Magnesium binding sites of the active conformation pf Hammerhead ribozyme.

The modeling of the active conformation was done by using modeling program InsightII and Discover from the previous NMR, chemical modification and mutation data. This model structure has the reverse Watson-Crick GC base pair between C17 at the cleavage site and G5 at the core region. Two magnesium ions bind to this ribozyme. One binds to the pro-Rp oxygen of the P9 phosphate and the N7 nitrogen of G10.1, similarly to the crystal structure, the other to N3 of C3, the 2'O of C17 and the Sp-O of the scissile phosphate, while the Rp-O of that binds to NH2 of C3.

NMR studies of the effect of GA-AG base pairs to the active conformation of hammerhead ribozyme.

The effect of the conserved bases (GA-AG base pairs) in the core region to active conformation of hammerhead ribozyme was studied by NMR. This ribozyme has two conformers in the solution. One is the same as the crystal structure, which has sheared GA-AG base pairs and Y-shape conformation, while the other has Watson-Crick GA-AG base pairs and the extend conformation between the stems I and II. On addition of magnesiun ions, the peaks around GA-AG base pairs and cleavage site in only Y-shape conformation, shift or became broadening, following to produce the peaks of product by the cleavage reaction.

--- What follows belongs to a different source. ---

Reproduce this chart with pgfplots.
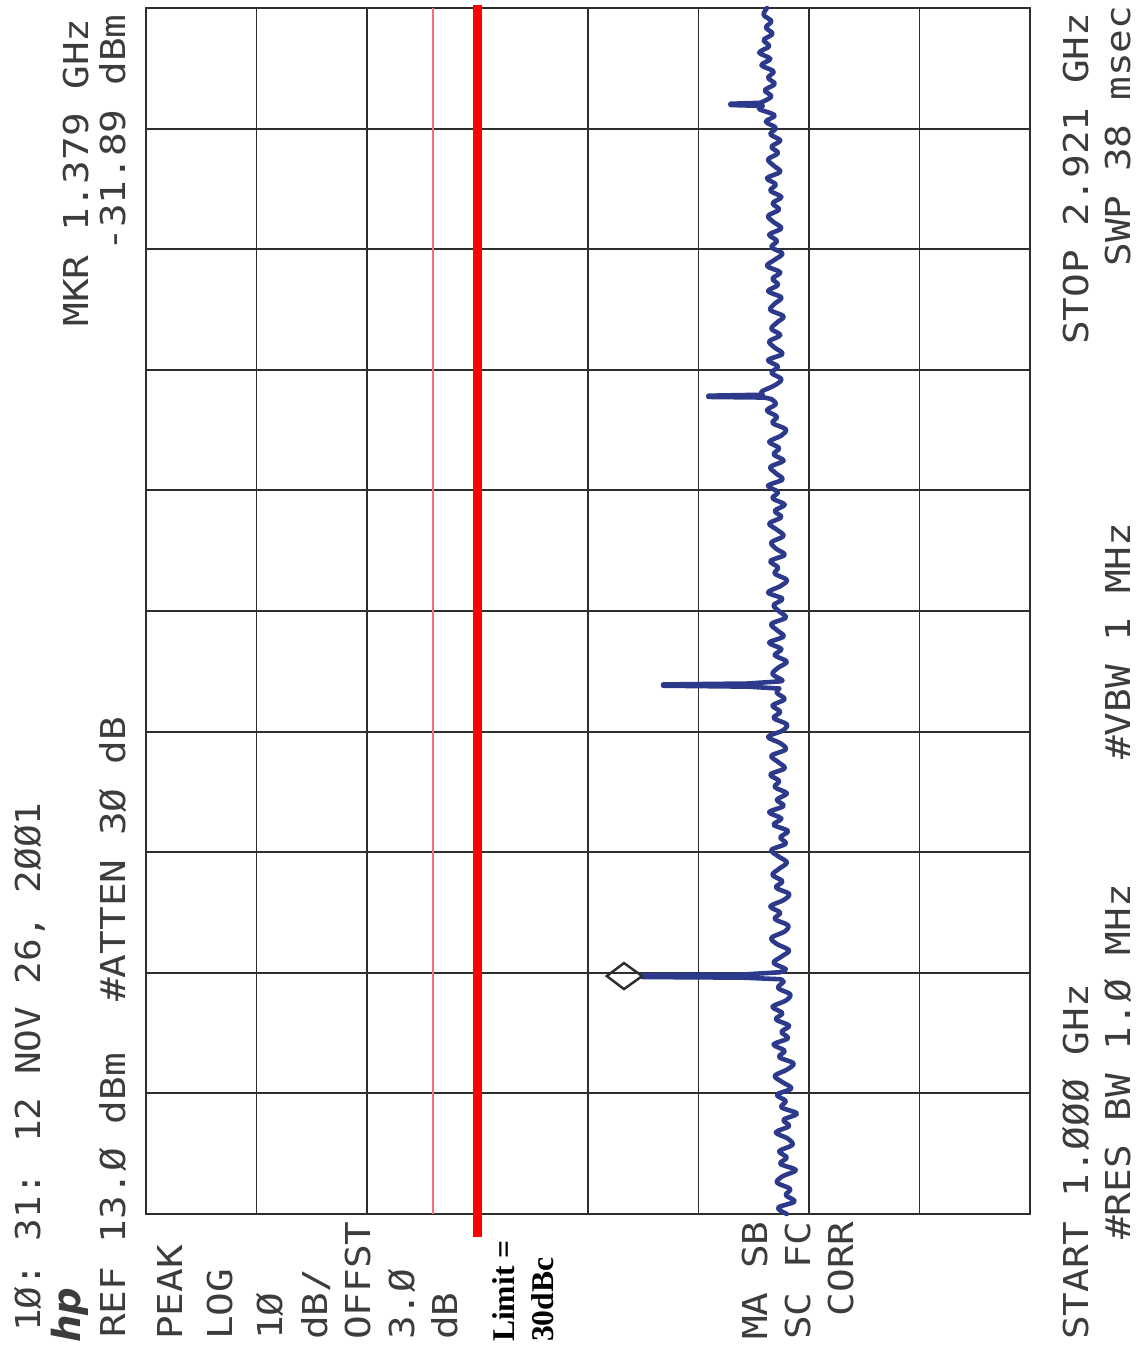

Effect of the conserved bases G10.1C11.1 in the stem II on Y-shape conformation of Hammerhead ribozyme.

The effect of the conserved bases in the stem II on Y-shape conformation of Hammerhead ribozyme was studied by NMR. On wild type, Hammerhead ribozyme forms Y-shape conformation, similar to the crystal structure, while on the mutation of G10.1C11.1 in the stem II by C10.1G11.1, that form the different conformation. This come from stability of the shared GA-AG base pairs, which affect the stacking between stem III and A14U7 base pair. On the mutation, this stacking is weak, so U4 turn does not occur, consequently stems II and I are linear.

NMR studies of the alternative conformation of hammerhead ribozyme in the solution.

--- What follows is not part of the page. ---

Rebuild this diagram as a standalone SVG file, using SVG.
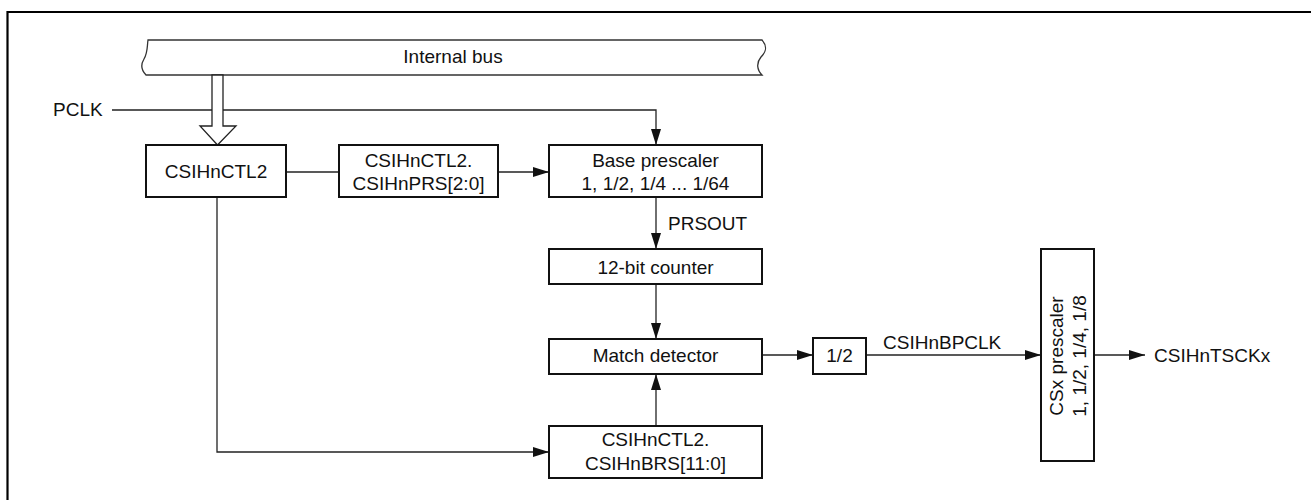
<svg xmlns="http://www.w3.org/2000/svg" width="1311" height="500" viewBox="0 0 1311 500">
<style>
text{font-family:"Liberation Sans",Arial,sans-serif;font-size:19px;fill:#111}
.c{text-anchor:middle}
.box{fill:#fff;stroke:#111;stroke-width:2}
.ln{fill:none;stroke:#222;stroke-width:1.3}
</style>
<defs>
<marker id="ah" markerUnits="userSpaceOnUse" markerWidth="16" markerHeight="10" refX="16" refY="5" orient="auto">
<path d="M0,0 L16,5 L0,10 z" fill="#111"/>
</marker>
</defs>
<rect width="1311" height="500" fill="#fff"/>
<path d="M7.5,500 V12 H1311" fill="none" stroke="#000" stroke-width="2.2"/>

<g id="connectors">
<path class="ln" d="M112,110 H656 V145" marker-end="url(#ah)"/>
<path class="ln" d="M286,172 H339"/>
<path class="ln" d="M498,172 H549" marker-end="url(#ah)"/>
<path class="ln" d="M656,197 V249" marker-end="url(#ah)"/>
<path class="ln" d="M656,284 V339" marker-end="url(#ah)"/>
<path class="ln" d="M656,426 V374" marker-end="url(#ah)"/>
<path class="ln" d="M217,197 V452 H549" marker-end="url(#ah)"/>
<path class="ln" d="M762,355 H813" marker-end="url(#ah)"/>
<path class="ln" d="M866,355 H1041" marker-end="url(#ah)"/>
<path class="ln" d="M1094,355 H1145" marker-end="url(#ah)"/>
</g>

<g id="bus">
<path d="M148,40 H762 C768,47 766,52 761,57 C756,63 757,70 762,75 H146 C141,70 141,64 144,59 C148,52 147,46 148,40 Z" fill="#fff" stroke="#333" stroke-width="1.3"/>
<text class="c" x="453" y="63">Internal bus</text>
</g>
<g id="bus-arrow">
<path d="M212,75 V126 H200 L217.5,145 L236,126 H223 V75 Z" fill="#fff" stroke="#222" stroke-width="1.3"/>
</g>

<g id="pclk"><text x="53" y="116">PCLK</text></g>

<g id="ctl2">
<rect class="box" x="146" y="145" width="140" height="52"/>
<text class="c" x="216" y="178">CSIHnCTL2</text>
</g>
<g id="prs">
<rect class="box" x="339" y="145" width="159" height="52"/>
<text class="c" x="418.5" y="167">CSIHnCTL2.</text>
<text class="c" x="418.5" y="190">CSIHnPRS[2:0]</text>
</g>
<g id="base">
<rect class="box" x="549" y="145" width="213" height="52"/>
<text class="c" x="655.5" y="167">Base prescaler</text>
<text class="c" x="655.5" y="190">1, 1/2, 1/4 ... 1/64</text>
</g>
<g id="prsout"><text x="668" y="230">PRSOUT</text></g>
<g id="counter">
<rect class="box" x="549" y="249" width="213" height="35"/>
<text class="c" x="655.5" y="274">12-bit counter</text>
</g>
<g id="match">
<rect class="box" x="549" y="339" width="213" height="35"/>
<text class="c" x="655.5" y="362">Match detector</text>
</g>
<g id="brs">
<rect class="box" x="549" y="426" width="213" height="52"/>
<text class="c" x="655.5" y="446">CSIHnCTL2.</text>
<text class="c" x="655.5" y="470">CSIHnBRS[11:0]</text>
</g>
<g id="half">
<rect class="box" x="813" y="338" width="53" height="36"/>
<text class="c" x="839.5" y="362">1/2</text>
</g>
<g id="bpclk"><text x="883" y="349">CSIHnBPCLK</text></g>
<g id="csx">
<rect class="box" x="1041" y="249" width="53" height="212"/>
<text class="c" transform="translate(1063,356) rotate(-90)">CSx prescaler</text>
<text class="c" transform="translate(1086,356) rotate(-90)">1, 1/2, 1/4, 1/8</text>
</g>
<g id="tsck"><text x="1154" y="362">CSIHnTSCKx</text></g>
</svg>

The conformation of the hammerhead ribozyme was studied by NMR. In the absence of magnesium ion, the U turn does not exist at the core region. Consequently, stem II extends to stem I. G5 in the core region forms a base pair with C17 at the cleavage site. On the mutation of G16.2C15.2 in stem III by C16.2G15.2, G5 and U4 at the core region interact with C16.2 and U16.1, respectively, where stem III becomes shorter, while stem I does longer. On the addition of magnesium ions, U4 turn occurs in wild type, but does not in the mutation.

The new loop-loop interactions between the peripheral domains and three-dimensional model of Tetrahymena group I intron.

The long-range interactions between the peripheral domains of Tetrahymena group I intron were studied by NMR. The 20mer RNA contained the 9.1a loop region (AUGCAA) and the 17mer RNA contained the 2.1 loop region (AGAUUGC) were synthesized and studied by NMR. They form both hairpin structures at low NaCl concentration. The 20mer RNA forms dimer by loop-loop interaction, while the 17mer RNA is monomer. On the addition of the 17mer to the 20mer, the new imino proton signals induced by the interaction between the 9.1a and 2.1 loops were not observed. It is found that the 9.1a loop-loop interaction (GCAA-GCAA) with two base pairs prefers to that between the 9.1a and 2.1 loops (GCAA-UUGC) with four base pairs. By my model of intact folding structure containing A-minor tertiary interaction and the compared with sequence, it is presumed that the 9.1a loop does not bind to the 2.1 loop, but to the 5c loop (UGCAA), while the 2.1 loop binds to 3' exon (UAA).